67. Those who vainly subject themselves to the false apparition of the mind, are mostly men of unsound understandings, and bring fulminations on themselves from the full-moon of the pure soul.
68. Remain firm as thou art with thyself (soul), by casting afar thy fancied and fanciful mind from thee; and be freed from the thoughts of the world, by being settled in the thought of the Supreme Soul.
69. They who follow a nullity as the unreal mind, are like those fools who shoot at the inane air, and are cast into the shade.
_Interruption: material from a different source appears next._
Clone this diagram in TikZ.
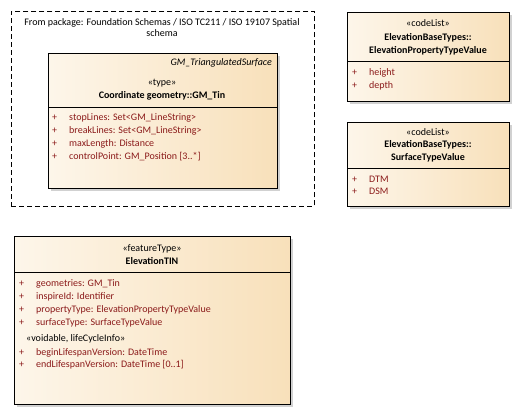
\documentclass[tikz,border=0pt]{standalone}
\usepackage{fontspec}
\setmainfont{Carlito}
\usetikzlibrary{shadows}
\definecolor{attr}{HTML}{8B1A1A}
\definecolor{fillL}{HTML}{FDF6EA}
\definecolor{fillR}{HTML}{F8E0BA}
\tikzset{
  umlbox/.style={draw=black, line width=0.9pt, left color=fillL, right color=fillR, shading angle=90,
    drop shadow={shadow xshift=2.5pt, shadow yshift=-2.5pt, fill=black!18, opacity=1},
    anchor=north west, inner sep=0pt},
  frame/.style={draw=black, line width=0.9pt, dash pattern=on 5pt off 3pt},
  txt/.style={inner sep=0pt, font=\fontsize{10}{12}\selectfont, anchor=base},
  hdr/.style={txt},
  bold/.style={txt, font=\fontsize{10}{12}\selectfont\bfseries},
  plus/.style={txt, text=attr, anchor=base west},
  attrtxt/.style={txt, text=attr, anchor=base west},
  divider/.style={draw=black, line width=0.9pt}
}
\begin{document}
\begin{tikzpicture}[x=1pt, y=-1pt]
\useasboundingbox (0,0) rectangle (519,415);
% package frame
\node[frame, anchor=north west, minimum width=303pt, minimum height=195pt, inner sep=0pt] (pkg) at (11,11) {};
\node[txt] (pkgt1) at (162,25) {From package: Foundation Schemas / ISO TC211 / ISO 19107 Spatial};
\node[txt] (pkgt2) at (162,36) {schema};
% GM_Tin
\node[umlbox, minimum width=229pt, minimum height=135pt] (tin) at (48,53) {};
\draw[divider] (48,107) coordinate (tinA) -- (277,107) coordinate (tinB);
\node[txt, font=\fontsize{10}{12}\selectfont\itshape, anchor=base east] (tinpar) at (272,65) {GM\_TriangulatedSurface};
\node[hdr] (tinst) at (162,85) {«type»};
\node[bold] (tinname) at (162,98) {Coordinate geometry::GM\_Tin};
\node[plus] (tp1) at (52,120) {+};
\node[attrtxt] (ta1) at (69,120) {stopLines: Set<GM\_LineString>};
\node[plus] (tp2) at (52,133) {+};
\node[attrtxt] (ta2) at (69,133) {breakLines: Set<GM\_LineString>};
\node[plus] (tp3) at (52,146) {+};
\node[attrtxt] (ta3) at (69,146) {maxLength: Distance};
\node[plus] (tp4) at (52,159) {+};
\node[attrtxt] (ta4) at (69,159) {controlPoint: GM\_Position [3..*]};
% codeList 1
\node[umlbox, minimum width=162pt, minimum height=89pt] (cl1) at (347,12) {};
\draw[divider] (347,61) coordinate (c1A) -- (509,61) coordinate (c1B);
\node[hdr] (c1st) at (428,27) {«codeList»};
\node[bold] (c1n1) at (428,40) {ElevationBaseTypes::};
\node[bold] (c1n2) at (428,53) {ElevationPropertyTypeValue};
\node[plus] (c1p1) at (352,75) {+};
\node[attrtxt] (c1a1) at (369,75) {height};
\node[plus] (c1p2) at (352,88) {+};
\node[attrtxt] (c1a2) at (369,88) {depth};
% codeList 2
\node[umlbox, minimum width=162pt, minimum height=84pt] (cl2) at (347,122) {};
\draw[divider] (347,168) coordinate (c2A) -- (509,168) coordinate (c2B);
\node[hdr] (c2st) at (428,135) {«codeList»};
\node[bold] (c2n1) at (428,147) {ElevationBaseTypes::};
\node[bold] (c2n2) at (428,160) {SurfaceTypeValue};
\node[plus] (c2p1) at (352,182) {+};
\node[attrtxt] (c2a1) at (369,182) {DTM};
\node[plus] (c2p2) at (352,194) {+};
\node[attrtxt] (c2a2) at (369,194) {DSM};
% ElevationTIN
\node[umlbox, minimum width=276pt, minimum height=168pt] (etin) at (14,236) {};
\draw[divider] (14,272) coordinate (eA) -- (290,272) coordinate (eB);
\node[hdr] (est) at (152,251) {«featureType»};
\node[bold] (ename) at (152,264) {ElevationTIN};
\node[plus] (ep1) at (19,286) {+};
\node[attrtxt] (ea1) at (36,286) {geometries: GM\_Tin};
\node[plus] (ep2) at (19,299) {+};
\node[attrtxt] (ea2) at (36,299) {inspireId: Identifier};
\node[plus] (ep3) at (19,312) {+};
\node[attrtxt] (ea3) at (36,312) {propertyType: ElevationPropertyTypeValue};
\node[plus] (ep4) at (19,325) {+};
\node[attrtxt] (ea4) at (36,325) {surfaceType: SurfaceTypeValue};
\node[txt, anchor=base west] (evoid) at (26,341) {«voidable, lifeCycleInfo»};
\node[plus] (ep5) at (19,355) {+};
\node[attrtxt] (ea5) at (36,355) {beginLifespanVersion: DateTime};
\node[plus] (ep6) at (19,367) {+};
\node[attrtxt] (ea6) at (36,367) {endLifespanVersion: DateTime [0..1]};
\end{tikzpicture}
\end{document}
70. He that has purged off his mind, is indeed a man of great understanding; he has gone across the error of the existence of the world, and become purified in his soul. We have considered long, and never found anything as the impure mind in the pure soul.
CHAPTER CXXII.
Ascertainment of the Self or Soul.
Argument. Description of the grounds of knowledge, vanity of fears and sorrows, and the natures of the intellect and soul.
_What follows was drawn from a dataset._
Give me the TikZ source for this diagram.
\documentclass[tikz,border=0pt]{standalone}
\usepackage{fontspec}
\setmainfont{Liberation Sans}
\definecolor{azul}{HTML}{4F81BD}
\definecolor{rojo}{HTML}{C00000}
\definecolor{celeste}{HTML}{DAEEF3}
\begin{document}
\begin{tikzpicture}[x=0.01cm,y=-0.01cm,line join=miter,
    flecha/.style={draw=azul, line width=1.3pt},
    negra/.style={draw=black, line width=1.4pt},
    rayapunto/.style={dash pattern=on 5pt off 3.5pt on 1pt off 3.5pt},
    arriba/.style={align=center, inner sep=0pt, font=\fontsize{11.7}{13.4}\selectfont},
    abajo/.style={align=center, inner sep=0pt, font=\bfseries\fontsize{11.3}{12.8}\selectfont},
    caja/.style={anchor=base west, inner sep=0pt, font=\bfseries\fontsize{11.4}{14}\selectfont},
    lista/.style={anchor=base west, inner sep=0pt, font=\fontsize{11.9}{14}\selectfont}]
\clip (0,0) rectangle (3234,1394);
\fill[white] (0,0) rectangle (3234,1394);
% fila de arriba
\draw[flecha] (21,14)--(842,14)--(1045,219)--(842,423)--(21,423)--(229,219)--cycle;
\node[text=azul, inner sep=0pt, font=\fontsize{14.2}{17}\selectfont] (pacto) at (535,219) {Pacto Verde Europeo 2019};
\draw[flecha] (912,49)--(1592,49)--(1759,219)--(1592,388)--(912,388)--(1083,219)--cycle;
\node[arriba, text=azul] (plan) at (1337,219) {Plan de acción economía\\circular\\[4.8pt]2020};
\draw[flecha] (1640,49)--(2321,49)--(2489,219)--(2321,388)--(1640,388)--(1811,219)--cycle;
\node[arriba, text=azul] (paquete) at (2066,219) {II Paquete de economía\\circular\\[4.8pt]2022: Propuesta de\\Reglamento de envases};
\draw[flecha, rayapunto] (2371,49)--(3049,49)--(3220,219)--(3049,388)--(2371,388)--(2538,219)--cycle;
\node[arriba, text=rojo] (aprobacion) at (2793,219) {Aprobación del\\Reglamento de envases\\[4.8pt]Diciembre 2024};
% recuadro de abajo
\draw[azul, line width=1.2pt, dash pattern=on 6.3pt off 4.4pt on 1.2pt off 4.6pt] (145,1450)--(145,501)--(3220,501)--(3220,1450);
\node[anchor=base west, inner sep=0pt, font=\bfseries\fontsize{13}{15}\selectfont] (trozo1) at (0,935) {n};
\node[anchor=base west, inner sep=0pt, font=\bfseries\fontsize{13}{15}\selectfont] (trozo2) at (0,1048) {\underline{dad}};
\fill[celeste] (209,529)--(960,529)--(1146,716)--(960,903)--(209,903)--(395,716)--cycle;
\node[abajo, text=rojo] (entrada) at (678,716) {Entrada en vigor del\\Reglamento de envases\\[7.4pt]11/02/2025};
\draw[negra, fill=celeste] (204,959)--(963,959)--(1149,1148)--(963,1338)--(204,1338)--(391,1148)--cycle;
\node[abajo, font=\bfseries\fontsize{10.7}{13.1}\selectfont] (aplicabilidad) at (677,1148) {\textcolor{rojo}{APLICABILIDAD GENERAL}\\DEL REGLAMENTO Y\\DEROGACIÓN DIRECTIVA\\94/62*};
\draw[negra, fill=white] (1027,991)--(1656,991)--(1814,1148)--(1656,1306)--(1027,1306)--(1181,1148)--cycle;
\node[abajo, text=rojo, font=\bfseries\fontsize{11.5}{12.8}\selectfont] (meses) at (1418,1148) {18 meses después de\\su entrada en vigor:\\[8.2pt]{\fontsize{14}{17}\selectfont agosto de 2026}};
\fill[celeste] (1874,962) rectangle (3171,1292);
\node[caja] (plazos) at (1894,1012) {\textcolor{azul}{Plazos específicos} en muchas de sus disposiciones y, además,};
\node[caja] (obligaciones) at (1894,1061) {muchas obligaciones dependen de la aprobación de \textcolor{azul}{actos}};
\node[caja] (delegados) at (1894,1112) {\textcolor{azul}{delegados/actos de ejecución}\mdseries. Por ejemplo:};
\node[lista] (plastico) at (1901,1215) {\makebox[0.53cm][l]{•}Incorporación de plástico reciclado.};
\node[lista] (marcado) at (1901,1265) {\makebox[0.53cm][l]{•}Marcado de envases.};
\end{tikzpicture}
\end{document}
Vasishtha said (Prose). After the birth of a man and a slight development of his understanding, he should associate the company of good and wise men.
2. There is no other way except by the light of Sástras and association with the good and wise, to ford over the river of ignorance, which runs in its incessant course flowing in a thousand streams.
3. It is by means of reasoning that man is enabled to discern what is good for him, and what he must avoid to do.
4. He then arrives to that ground of reason which is known as good will, or a desire to do what is good and keep from what is bad and evil.